Today, I wondered who did say it, but could only find one inverted version of the quote — from a retiring police sergeant from Johnson City, Tennessee. He gave credit to P.T. Barnum, but a search of Barnum quotes didn't turn it up.

It wouldn't be the first time Barnum got saddled with something he didn't say.

But then who originated such a fitting quip? Is it possible the words have just been passed from police department to sheriff's department around the country at retirement gatherings like this one?

Last night, Gerry and I sat drinking beers. You couldn't find two men much less alike politically, vocationally or recreationally, and we never would've met but for one thing — we both love my sister.
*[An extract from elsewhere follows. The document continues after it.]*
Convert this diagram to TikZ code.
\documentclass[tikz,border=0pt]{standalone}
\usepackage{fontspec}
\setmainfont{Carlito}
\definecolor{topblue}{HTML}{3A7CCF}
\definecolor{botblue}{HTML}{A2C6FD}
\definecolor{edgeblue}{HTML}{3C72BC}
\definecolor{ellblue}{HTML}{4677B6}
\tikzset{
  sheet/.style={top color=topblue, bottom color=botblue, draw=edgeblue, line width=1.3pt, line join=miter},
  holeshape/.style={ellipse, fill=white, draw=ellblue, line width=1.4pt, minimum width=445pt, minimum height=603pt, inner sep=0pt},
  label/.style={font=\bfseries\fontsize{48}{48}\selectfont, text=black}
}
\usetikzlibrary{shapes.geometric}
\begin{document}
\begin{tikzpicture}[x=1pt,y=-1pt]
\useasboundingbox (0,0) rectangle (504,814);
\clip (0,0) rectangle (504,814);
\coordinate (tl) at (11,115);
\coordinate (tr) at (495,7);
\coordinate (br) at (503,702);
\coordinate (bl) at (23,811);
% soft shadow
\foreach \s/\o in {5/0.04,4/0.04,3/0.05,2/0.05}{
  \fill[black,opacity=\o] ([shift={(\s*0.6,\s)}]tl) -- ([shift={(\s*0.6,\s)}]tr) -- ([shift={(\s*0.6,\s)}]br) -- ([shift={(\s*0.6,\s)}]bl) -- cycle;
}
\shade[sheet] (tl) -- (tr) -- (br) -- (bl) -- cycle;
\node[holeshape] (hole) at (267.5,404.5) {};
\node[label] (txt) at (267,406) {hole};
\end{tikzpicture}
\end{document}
After meeting her, he did a very hard thing — especially for a man in his business. He packed up and left a job as a police chief in a small Vermont town to allow her to pursue her FBI career.

If you think you've had a tough time finding a suitable new job in your field, try that sometime. The conservative and naturally skeptical boards who review law enforcement candidates will doubt you can fit in working at a lower level — and wonder what's wrong with you and what the real story is.

His first job after turning in his chief's badge was as a security guard in a now defunct Denver mall, but he persisted and got back into police work. After another move, he found a position in the Mesa County Sheriff's Department, where he spent the last six years. In a classy move, the sheriff honored Gerry's long service as if he'd been at the department all along.

As we talked last night, Gerry wondered aloud about whether he'd taken the right road. It's a weird job, hard and thankless. A lot of cops don't make it 34 years and certainly don't leave ready to move on into an exciting new direction, as Gerry is about to do. It's got to be tough to look back and wonder what kind of dent you made in a world still so full of distress and dysfunction and the crime that comes with it.

But judging from all I know, there's an authentic P.T. Barnum quote I'd propose.

"We are all, no doubt, born for a wise purpose." And some of us, like Gerry, are fortunate to find it.